(Stored data):
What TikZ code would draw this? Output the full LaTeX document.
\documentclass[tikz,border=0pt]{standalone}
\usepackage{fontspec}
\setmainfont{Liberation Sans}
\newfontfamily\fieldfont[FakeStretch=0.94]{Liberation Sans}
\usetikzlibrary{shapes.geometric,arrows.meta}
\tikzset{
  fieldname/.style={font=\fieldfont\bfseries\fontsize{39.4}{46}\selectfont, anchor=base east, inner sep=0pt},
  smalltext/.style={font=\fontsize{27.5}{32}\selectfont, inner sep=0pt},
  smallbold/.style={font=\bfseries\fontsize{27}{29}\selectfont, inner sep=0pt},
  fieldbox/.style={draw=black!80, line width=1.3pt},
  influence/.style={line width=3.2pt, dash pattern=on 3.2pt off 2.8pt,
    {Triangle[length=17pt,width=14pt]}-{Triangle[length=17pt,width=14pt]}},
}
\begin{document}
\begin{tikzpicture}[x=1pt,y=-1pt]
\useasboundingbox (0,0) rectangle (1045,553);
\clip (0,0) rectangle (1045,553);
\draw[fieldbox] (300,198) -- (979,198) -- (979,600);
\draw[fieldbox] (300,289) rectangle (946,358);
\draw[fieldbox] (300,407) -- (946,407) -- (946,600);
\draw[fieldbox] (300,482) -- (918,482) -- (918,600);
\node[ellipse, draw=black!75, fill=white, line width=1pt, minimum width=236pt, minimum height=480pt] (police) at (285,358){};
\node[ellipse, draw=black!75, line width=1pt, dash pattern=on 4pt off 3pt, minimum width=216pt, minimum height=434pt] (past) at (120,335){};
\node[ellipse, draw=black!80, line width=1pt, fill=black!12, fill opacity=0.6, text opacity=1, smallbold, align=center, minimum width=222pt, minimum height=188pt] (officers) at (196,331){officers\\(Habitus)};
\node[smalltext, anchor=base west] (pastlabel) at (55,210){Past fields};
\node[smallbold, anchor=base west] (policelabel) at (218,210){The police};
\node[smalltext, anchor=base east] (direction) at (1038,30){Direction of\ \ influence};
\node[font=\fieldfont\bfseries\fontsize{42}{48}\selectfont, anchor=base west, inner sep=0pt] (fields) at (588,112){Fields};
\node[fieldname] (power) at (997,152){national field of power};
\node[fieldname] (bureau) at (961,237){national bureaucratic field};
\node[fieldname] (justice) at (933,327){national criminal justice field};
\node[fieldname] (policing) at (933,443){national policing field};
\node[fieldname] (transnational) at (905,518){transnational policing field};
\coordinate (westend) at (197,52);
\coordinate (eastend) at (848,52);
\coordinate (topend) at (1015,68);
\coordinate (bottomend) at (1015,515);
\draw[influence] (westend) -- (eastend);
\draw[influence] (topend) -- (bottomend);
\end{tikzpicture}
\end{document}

(Exercise requirements): Once more, set down the full listing, verbatim.

(Reply to the task):
What TikZ code would draw this? Output the full LaTeX document.
\documentclass[tikz,border=0pt]{standalone}
\usepackage{fontspec}
\setmainfont{Liberation Sans}
\newfontfamily\fieldfont[FakeStretch=0.94]{Liberation Sans}
\usetikzlibrary{shapes.geometric,arrows.meta}
\tikzset{
  fieldname/.style={font=\fieldfont\bfseries\fontsize{39.4}{46}\selectfont, anchor=base east, inner sep=0pt},
  smalltext/.style={font=\fontsize{27.5}{32}\selectfont, inner sep=0pt},
  smallbold/.style={font=\bfseries\fontsize{27}{29}\selectfont, inner sep=0pt},
  fieldbox/.style={draw=black!80, line width=1.3pt},
  influence/.style={line width=3.2pt, dash pattern=on 3.2pt off 2.8pt,
    {Triangle[length=17pt,width=14pt]}-{Triangle[length=17pt,width=14pt]}},
}
\begin{document}
\begin{tikzpicture}[x=1pt,y=-1pt]
\useasboundingbox (0,0) rectangle (1045,553);
\clip (0,0) rectangle (1045,553);
\draw[fieldbox] (300,198) -- (979,198) -- (979,600);
\draw[fieldbox] (300,289) rectangle (946,358);
\draw[fieldbox] (300,407) -- (946,407) -- (946,600);
\draw[fieldbox] (300,482) -- (918,482) -- (918,600);
\node[ellipse, draw=black!75, fill=white, line width=1pt, minimum width=236pt, minimum height=480pt] (police) at (285,358){};
\node[ellipse, draw=black!75, line width=1pt, dash pattern=on 4pt off 3pt, minimum width=216pt, minimum height=434pt] (past) at (120,335){};
\node[ellipse, draw=black!80, line width=1pt, fill=black!12, fill opacity=0.6, text opacity=1, smallbold, align=center, minimum width=222pt, minimum height=188pt] (officers) at (196,331){officers\\(Habitus)};
\node[smalltext, anchor=base west] (pastlabel) at (55,210){Past fields};
\node[smallbold, anchor=base west] (policelabel) at (218,210){The police};
\node[smalltext, anchor=base east] (direction) at (1038,30){Direction of\ \ influence};
\node[font=\fieldfont\bfseries\fontsize{42}{48}\selectfont, anchor=base west, inner sep=0pt] (fields) at (588,112){Fields};
\node[fieldname] (power) at (997,152){national field of power};
\node[fieldname] (bureau) at (961,237){national bureaucratic field};
\node[fieldname] (justice) at (933,327){national criminal justice field};
\node[fieldname] (policing) at (933,443){national policing field};
\node[fieldname] (transnational) at (905,518){transnational policing field};
\coordinate (westend) at (197,52);
\coordinate (eastend) at (848,52);
\coordinate (topend) at (1015,68);
\coordinate (bottomend) at (1015,515);
\draw[influence] (westend) -- (eastend);
\draw[influence] (topend) -- (bottomend);
\end{tikzpicture}
\end{document}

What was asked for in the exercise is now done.